Instruction
Leave out all pictures. Return exactly the lines from the top of the material through the line containing "const pcm400Early = [20, 24.5, 28, 31];".

Provided data
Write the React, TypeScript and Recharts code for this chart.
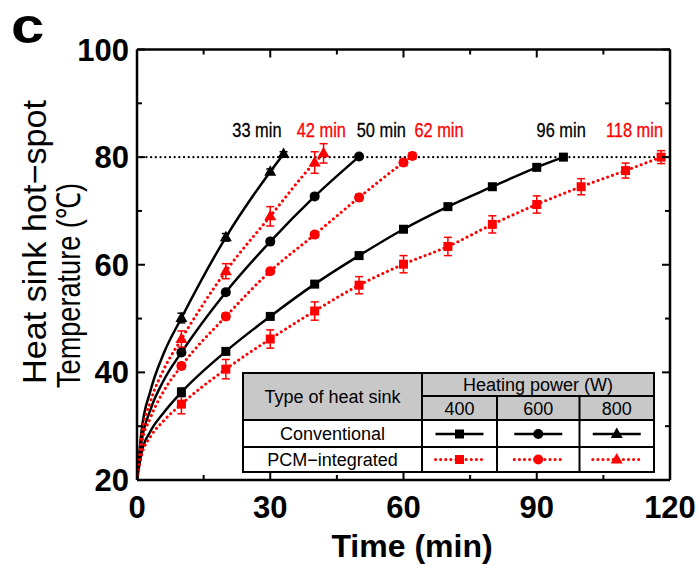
import React from "react";
import {
  ComposedChart,
  Line,
  Scatter,
  ErrorBar,
  XAxis,
  YAxis,
  ReferenceLine,
  ReferenceDot,
} from "recharts";

const BLACK = "#000000";
const RED = "#ff0000";
const FONT = "Arial, 'Liberation Sans', Helvetica, sans-serif";

const xTicks = [0, 15, 30, 45, 60, 75, 90, 105, 120];
const yTicks = [20, 30, 40, 50, 60, 70, 80, 90, 100];
const limitTemp = 80;

// fitted curve near the start (no markers there)
const earlyTimes = [0, 1, 3, 6];

const conv400Times = [10, 20, 30, 40, 50, 60, 70, 80, 90, 96];
const conv400Temps = [36.3, 43.9, 50.4, 56.4, 61.7, 66.6, 70.8, 74.5, 78.1, 80.0];
const conv400Err = [0.8, 0.5, 0.5, 0.5, 0.4, 0.4, 0.4, 0.4, 0.4, 0.3];
const conv400Early = [20, 25, 29, 32.5];

const pcm400Times = [10, 20, 30, 40, 50, 60, 70, 80, 90, 100, 110, 118];
const pcm400Temps = [34.1, 40.6, 46.2, 51.4, 56.2, 60.1, 63.4, 67.5, 71.2, 74.5, 77.5, 80.0];
const pcm400Err = [1.8, 1.8, 1.7, 1.7, 1.6, 1.6, 1.7, 1.6, 1.6, 1.5, 1.4, 1.2];
const pcm400Early = [20, 24.5, 28, 31];

const conv600Times = [10, 20, 30, 40, 50];
const conv600Temps = [43.7, 54.9, 64.3, 72.7, 80.1];
const conv600Err = [0.5, 0.5, 0.5, 0.4, 0.3];
const conv600Early = [20, 27, 33, 38.5];

const pcm600Times = [10, 20, 30, 40, 50, 60, 62];
const pcm600Temps = [41.2, 50.4, 58.8, 65.6, 72.5, 79.0, 80.2];
const pcm600Err = [0.6, 0.6, 0.5, 0.5, 0.6, 0.6, 0.6];
const pcm600Early = [20, 26.5, 31.5, 36.5];

const conv800Times = [10, 20, 30, 33];
const conv800Temps = [50.1, 65.1, 77.3, 80.6];
const conv800Err = [0.9, 0.7, 0.5, 0.4];
const conv800Early = [20, 29, 36.5, 43.5];

const pcm800Times = [10, 20, 30, 40, 42];
const pcm800Temps = [46.2, 58.8, 69.0, 79.0, 80.7];
const pcm800Err = [1.5, 1.4, 1.8, 2.0, 1.8];
const pcm800Early = [20, 28, 34.5, 40.5];

const noteTimes = [27, 41.5, 55, 68, 95.5, 112];
const noteLabels = ["33 min", "42 min", "50 min", "62 min", "96 min", "118 min"];
const noteColors = [BLACK, RED, BLACK, RED, BLACK, RED];
const noteTemp = 85;

const series = [
  { key: "c400", color: BLACK, dotted: false, marker: "square", times: conv400Times, temps: conv400Temps, errs: conv400Err, early: conv400Early },
  { key: "p400", color: RED, dotted: true, marker: "square", times: pcm400Times, temps: pcm400Temps, errs: pcm400Err, early: pcm400Early },
  { key: "c600", color: BLACK, dotted: false, marker: "circle", times: conv600Times, temps: conv600Temps, errs: conv600Err, early: conv600Early },
  { key: "p600", color: RED, dotted: true, marker: "circle", times: pcm600Times, temps: pcm600Temps, errs: pcm600Err, early: pcm600Early },
  { key: "c800", color: BLACK, dotted: false, marker: "triangle", times: conv800Times, temps: conv800Temps, errs: conv800Err, early: conv800Early },
  { key: "p800", color: RED, dotted: true, marker: "triangle", times: pcm800Times, temps: pcm800Temps, errs: pcm800Err, early: pcm800Early },
];

function Marker({ kind, cx, cy, color }: { kind: string; cx: number; cy: number; color: string }) {
  if (kind === "square") return <rect x={cx - 4.5} y={cy - 4.5} width={9} height={9} fill={color} />;
  if (kind === "circle") return <circle cx={cx} cy={cy} r={5} fill={color} />;
  return <polygon points={`${cx},${cy - 6.5} ${cx - 6},${cy + 4} ${cx + 6},${cy + 4}`} fill={color} />;
}

const BottomTick = (p: any) => {
  const major = p.payload.value % 30 === 0;
  return (
    <g>
      <line x1={p.x} y1={p.y} x2={p.x} y2={p.y - (major ? 8 : 5)} stroke={BLACK} strokeWidth={2} />
      {major && (
        <text x={p.x} y={p.y + 38} textAnchor="middle" fontSize={31} fontWeight="bold" fontFamily={FONT} fill={BLACK}>
          {p.payload.value}
        </text>
      )}
    </g>
  );
};

const TopTick = (p: any) => {
  const major = p.payload.value % 30 === 0;
  return <line x1={p.x} y1={p.y} x2={p.x} y2={p.y + (major ? 8 : 5)} stroke={BLACK} strokeWidth={2} />;
};

const LeftTick = (p: any) => {
  const major = p.payload.value % 20 === 0;
  return (
    <g>
      <line x1={p.x} y1={p.y} x2={p.x + (major ? 8 : 5)} y2={p.y} stroke={BLACK} strokeWidth={2} />
      {major && (
        <text x={p.x - 8} y={p.y + 11} textAnchor="end" fontSize={31} fontWeight="bold" fontFamily={FONT} fill={BLACK}>
          {p.payload.value}
        </text>
      )}
    </g>
  );
};

const RightTick = (p: any) => {
  const major = p.payload.value % 20 === 0;
  return <line x1={p.x} y1={p.y} x2={p.x - (major ? 8 : 5)} y2={p.y} stroke={BLACK} strokeWidth={2} />;
};

const axisLine = { stroke: BLACK, strokeWidth: 2.5 };

function LegendSample({ cx, cy, color, dotted, kind }: any) {
  return (
    <g>
      <line
        x1={cx - 24}
        y1={cy}
        x2={cx + 24}
        y2={cy}
        stroke={color}
        strokeWidth={dotted ? 3 : 2.5}
        strokeDasharray={dotted ? "0.1 5" : undefined}
        strokeLinecap={dotted ? "round" : "butt"}
      />
      <Marker kind={kind} cx={cx} cy={cy} color={color} />
    </g>
  );
}

function LegendTable() {
  const L = 243, R = 654, T = 373, B = 472;
  const c1 = 422, c2 = 497, c3 = 579.5;
  const r1 = 396, r2 = 420, r3 = 447;
  const colCenters = [(c1 + c2) / 2, (c2 + c3) / 2, (c3 + R) / 2];
  const kinds = ["square", "circle", "triangle"];
  return (
    <svg width={699} height={565} style={{ position: "absolute", left: 0, top: 0, pointerEvents: "none" }}>
      <rect x={L} y={T} width={R - L} height={r2 - T} fill="#c8c8c8" />
      <rect x={L} y={r2} width={R - L} height={B - r2} fill="#ffffff" />
      <g stroke={BLACK} strokeWidth={2} fill="none">
        <rect x={L} y={T} width={R - L} height={B - T} />
        <line x1={c1} y1={r1} x2={R} y2={r1} />
        <line x1={L} y1={r2} x2={R} y2={r2} />
        <line x1={L} y1={r3} x2={R} y2={r3} />
        <line x1={c1} y1={T} x2={c1} y2={B} />
        <line x1={c2} y1={r1} x2={c2} y2={B} />
        <line x1={c3} y1={r1} x2={c3} y2={B} />
      </g>
      <g fontFamily={FONT} fontSize={18} fill={BLACK} textAnchor="middle">
        <text x={(L + c1) / 2} y={403}>Type of heat sink</text>
        <text x={(c1 + R) / 2} y={391}>Heating power (W)</text>
        <text x={colCenters[0]} y={415}>400</text>
        <text x={colCenters[1]} y={415}>600</text>
        <text x={colCenters[2]} y={415}>800</text>
        <text x={(L + c1) / 2} y={440}>Conventional</text>
        <text x={(L + c1) / 2} y={466}>PCM−integrated</text>
      </g>
      {colCenters.map((cx, i) => (
        <LegendSample key={"c" + i} cx={cx} cy={434} color={BLACK} dotted={false} kind={kinds[i]} />
      ))}
      {colCenters.map((cx, i) => (
        <LegendSample key={"p" + i} cx={cx} cy={459.5} color={RED} dotted kind={kinds[i]} />
      ))}
    </svg>
  );
}

export default function App() {
  return (
    <div style={{ position: "absolute", left: 0, top: 0, width: 699, height: 565, background: "#fff" }}>
      <ComposedChart width={699} height={565} margin={{ top: 48.5, right: 28, bottom: 0, left: 0 }}>
        <XAxis
          xAxisId="b"
          dataKey="t"
          type="number"
          domain={[0, 120]}
          ticks={xTicks}
          interval={0}
          height={85}
          tickSize={0}
          tickMargin={0}
          tick={BottomTick}
          axisLine={axisLine}
          tickLine={false}
          allowDataOverflow
        />
        <XAxis
          xAxisId="top"
          orientation="top"
          dataKey="t"
          type="number"
          domain={[0, 120]}
          ticks={xTicks}
          interval={0}
          height={1}
          tickSize={0}
          tickMargin={0}
          tick={TopTick}
          axisLine={axisLine}
          tickLine={false}
          allowDataOverflow
        />
        <YAxis
          yAxisId="l"
          dataKey="v"
          type="number"
          domain={[20, 100]}
          ticks={yTicks}
          interval={0}
          width={137}
          tickSize={0}
          tickMargin={0}
          tick={LeftTick}
          axisLine={axisLine}
          tickLine={false}
          allowDataOverflow
        />
        <YAxis
          yAxisId="r"
          orientation="right"
          dataKey="v"
          type="number"
          domain={[20, 100]}
          ticks={yTicks}
          interval={0}
          width={1}
          tickSize={0}
          tickMargin={0}
          tick={RightTick}
          axisLine={axisLine}
          tickLine={false}
          allowDataOverflow
        />
        <ReferenceLine
          xAxisId="b"
          yAxisId="l"
          y={limitTemp}
          stroke={BLACK}
          strokeWidth={2.2}
          strokeDasharray="0.1 4.6"
          strokeLinecap="round"
        />
        {series.map((s) => {
          const curve = [
            ...earlyTimes.map((t, i) => ({ t, v: s.early[i] })),
            ...s.times.map((t, i) => ({ t, v: s.temps[i] })),
          ];
          return (
            <Line
              key={"line-" + s.key}
              xAxisId="b"
              yAxisId="l"
              data={curve}
              dataKey="v"
              type="monotone"
              stroke={s.color}
              strokeWidth={s.dotted ? 3 : 2.5}
              strokeDasharray={s.dotted ? "0.1 5" : undefined}
              strokeLinecap={s.dotted ? "round" : "butt"}
              dot={false}
              activeDot={false}
              isAnimationActive={false}
            />
          );
        })}
        {series.map((s) => {
          const pts = s.times.map((t, i) => ({ t, v: s.temps[i], e: s.errs[i] }));
          return (
            <Scatter
              key={"pts-" + s.key}
              xAxisId="b"
              yAxisId="l"
              data={pts}
              dataKey="v"
              fill={s.color}
              isAnimationActive={false}
              shape={(p: any) => <Marker kind={s.marker} cx={p.cx} cy={p.cy} color={s.color} />}
            >
              <ErrorBar dataKey="e" direction="y" width={4} stroke={s.color} strokeWidth={1.5} isAnimationActive={false} />
            </Scatter>
          );
        })}
        {noteTimes.map((t, i) => (
          <ReferenceDot
            key={"note-" + i}
            xAxisId="b"
            yAxisId="l"
            x={t}
            y={noteTemp}
            r={1}
            shape={(p: any) => (
              <text
                transform={`translate(${p.cx},${p.cy + 7}) scale(0.82,1)`}
                textAnchor="middle"
                fontSize={20}
                fontFamily={FONT}
                fill={noteColors[i]}
                stroke={noteColors[i]}
                strokeWidth={0.3}
              >
                {noteLabels[i]}
              </text>
            )}
          />
        ))}
      </ComposedChart>
      <svg width={699} height={565} style={{ position: "absolute", left: 0, top: 0, pointerEvents: "none" }}>
        <text transform="translate(11,43) scale(1.2,1)" fontSize={50} fontWeight={900} fontFamily={FONT} fill={BLACK}>
          c
        </text>
        <g fontFamily={FONT} fontSize={33} fill={BLACK}>
          <text transform="translate(46,384) rotate(-90)" textLength={284} lengthAdjust="spacingAndGlyphs">
            Heat sink hot−spot
          </text>
          <text transform="translate(80,388) rotate(-90)" textLength={205} lengthAdjust="spacingAndGlyphs">
            Temperature (℃)
          </text>
        </g>
        <text x={412} y={557} textAnchor="middle" fontSize={32} fontWeight="bold" fontFamily={FONT} fill={BLACK}>
          Time (min)
        </text>
      </svg>
      <LegendTable />
    </div>
  );
}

Answer to the exercise
Write the React, TypeScript and Recharts code for this chart.
import React from "react";
import {
  ComposedChart,
  Line,
  Scatter,
  ErrorBar,
  XAxis,
  YAxis,
  ReferenceLine,
  ReferenceDot,
} from "recharts";

const BLACK = "#000000";
const RED = "#ff0000";
const FONT = "Arial, 'Liberation Sans', Helvetica, sans-serif";

const xTicks = [0, 15, 30, 45, 60, 75, 90, 105, 120];
const yTicks = [20, 30, 40, 50, 60, 70, 80, 90, 100];
const limitTemp = 80;

// fitted curve near the start (no markers there)
const earlyTimes = [0, 1, 3, 6];

const conv400Times = [10, 20, 30, 40, 50, 60, 70, 80, 90, 96];
const conv400Temps = [36.3, 43.9, 50.4, 56.4, 61.7, 66.6, 70.8, 74.5, 78.1, 80.0];
const conv400Err = [0.8, 0.5, 0.5, 0.5, 0.4, 0.4, 0.4, 0.4, 0.4, 0.3];
const conv400Early = [20, 25, 29, 32.5];

const pcm400Times = [10, 20, 30, 40, 50, 60, 70, 80, 90, 100, 110, 118];
const pcm400Temps = [34.1, 40.6, 46.2, 51.4, 56.2, 60.1, 63.4, 67.5, 71.2, 74.5, 77.5, 80.0];
const pcm400Err = [1.8, 1.8, 1.7, 1.7, 1.6, 1.6, 1.7, 1.6, 1.6, 1.5, 1.4, 1.2];
const pcm400Early = [20, 24.5, 28, 31];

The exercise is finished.